Across the Channel, stocks also closed higher on M&A activity. The Paris CAC-40 ended the day 76 points firmer, at 5,458. In Frankfurt, meanwhile, tourism group TUI led the DAX-30 to a close of 6,671 - a 91-point gain - on news of its forthcoming merger with the UK's FirstChoice.

On Wall Street, the major indices rallied yesterday as investors were cheered by the latest deal-making. The Dow Jones gained 115 points to end the day at 12,226. The tech-heavy Nasdaq closed at 2,394, a 21-point gain. And the broader S&P 500 ended the day 15 points higher at 1,402.

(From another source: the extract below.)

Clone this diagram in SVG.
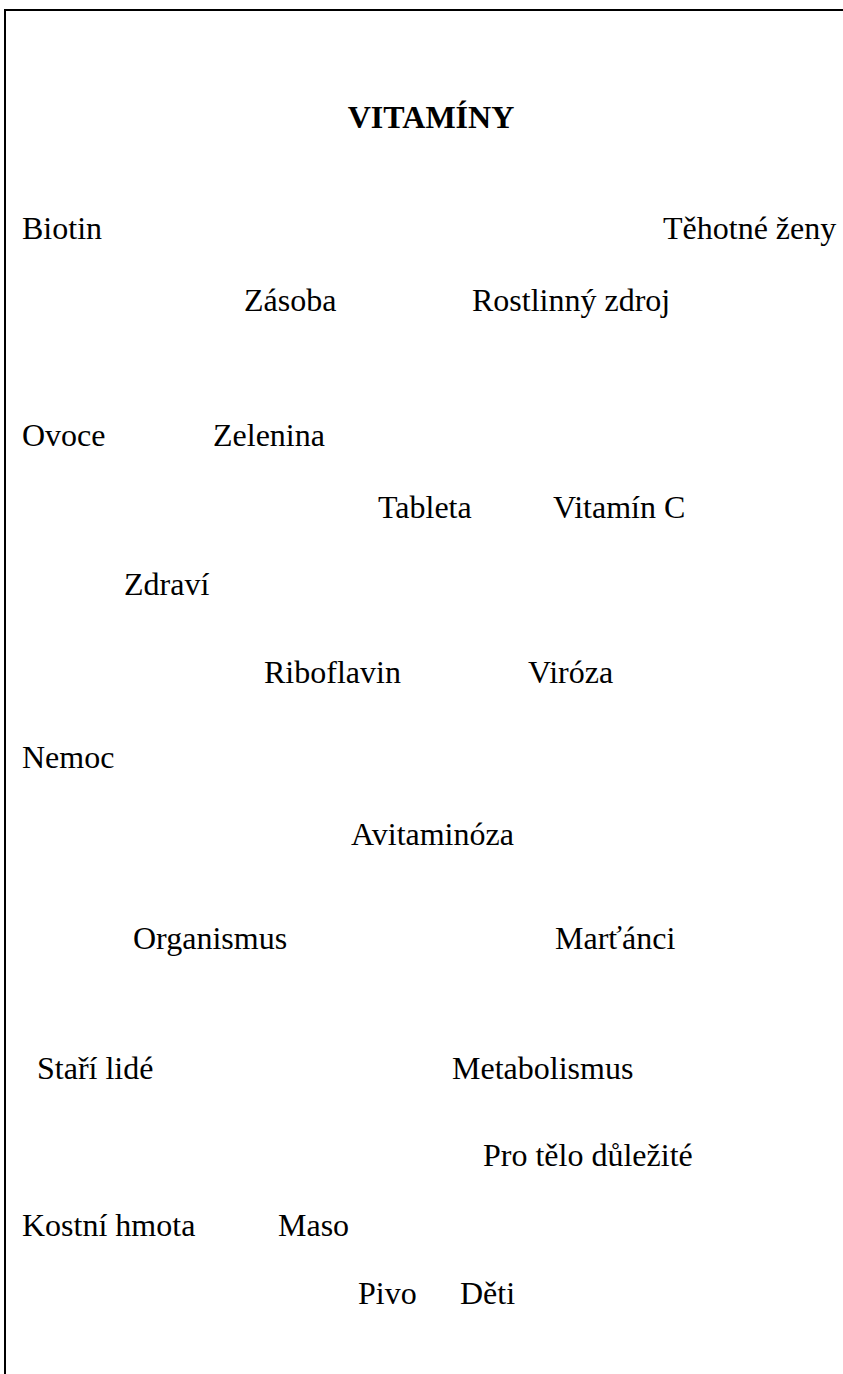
<svg xmlns="http://www.w3.org/2000/svg" width="843" height="1374" viewBox="0 0 843 1374">
<style>
.t{font-family:"Liberation Serif","Times New Roman",serif;font-size:32px;fill:#000}
.h{font-family:"Liberation Serif","Times New Roman",serif;font-size:32px;font-weight:bold;fill:#000}
.frame{stroke:#000;stroke-width:2;fill:none}
</style>
<rect width="843" height="1374" fill="#fff"/>
<g id="frame"><path class="frame" d="M5,1374 V10 H843"/></g>
<g id="connectors"></g>
<g id="title"><text class="h" x="431" y="128" text-anchor="middle">VITAMÍNY</text></g>
<g id="n-biotin"><text class="t" x="22" y="239">Biotin</text></g>
<g id="n-tehotne"><text class="t" x="663" y="239">Těhotné ženy</text></g>
<g id="n-zasoba"><text class="t" x="244" y="311">Zásoba</text></g>
<g id="n-rostlinny"><text class="t" x="472" y="311">Rostlinný zdroj</text></g>
<g id="n-ovoce"><text class="t" x="22" y="446">Ovoce</text></g>
<g id="n-zelenina"><text class="t" x="213" y="446">Zelenina</text></g>
<g id="n-tableta"><text class="t" x="378" y="518">Tableta</text></g>
<g id="n-vitaminc"><text class="t" x="553" y="518">Vitamín C</text></g>
<g id="n-zdravi"><text class="t" x="124" y="595">Zdraví</text></g>
<g id="n-riboflavin"><text class="t" x="264" y="683">Riboflavin</text></g>
<g id="n-viroza"><text class="t" x="528" y="683">Viróza</text></g>
<g id="n-nemoc"><text class="t" x="22" y="768">Nemoc</text></g>
<g id="n-avitaminoza"><text class="t" x="351" y="845">Avitaminóza</text></g>
<g id="n-organismus"><text class="t" x="133" y="949">Organismus</text></g>
<g id="n-martanci"><text class="t" x="555" y="949">Marťánci</text></g>
<g id="n-stari"><text class="t" x="37" y="1079">Staří lidé</text></g>
<g id="n-metabolismus"><text class="t" x="452" y="1079">Metabolismus</text></g>
<g id="n-protelo"><text class="t" x="483" y="1166">Pro tělo důležité</text></g>
<g id="n-kostni"><text class="t" x="22" y="1236">Kostní hmota</text></g>
<g id="n-maso"><text class="t" x="278" y="1236">Maso</text></g>
<g id="n-pivo"><text class="t" x="358" y="1304">Pivo</text></g>
<g id="n-deti"><text class="t" x="460" y="1304">Děti</text></g>
</svg>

The weaker yen saw the Nikkei close 153 points higher, at 17,163, with automotive and property stocks leading the advance.

Crude oil was little changed at $56.71 a barrel this morning, whilst Brent spot was at $60.92 in London.

Spot gold had fallen back to $653.30 this morning, off an intra-day high of $656.00. Fellow metal silver had risen to $13.17/oz.

And in London this morning, Friends Provident announced below-expectation profit increases, blaming the 'dampening effect' of recent stock market declines. Pretax profit was £338m, a 5.3% increase, but off an analysts' estimate of £374m. Shares in Friends Provident had fallen by as much as 6.8% this morning.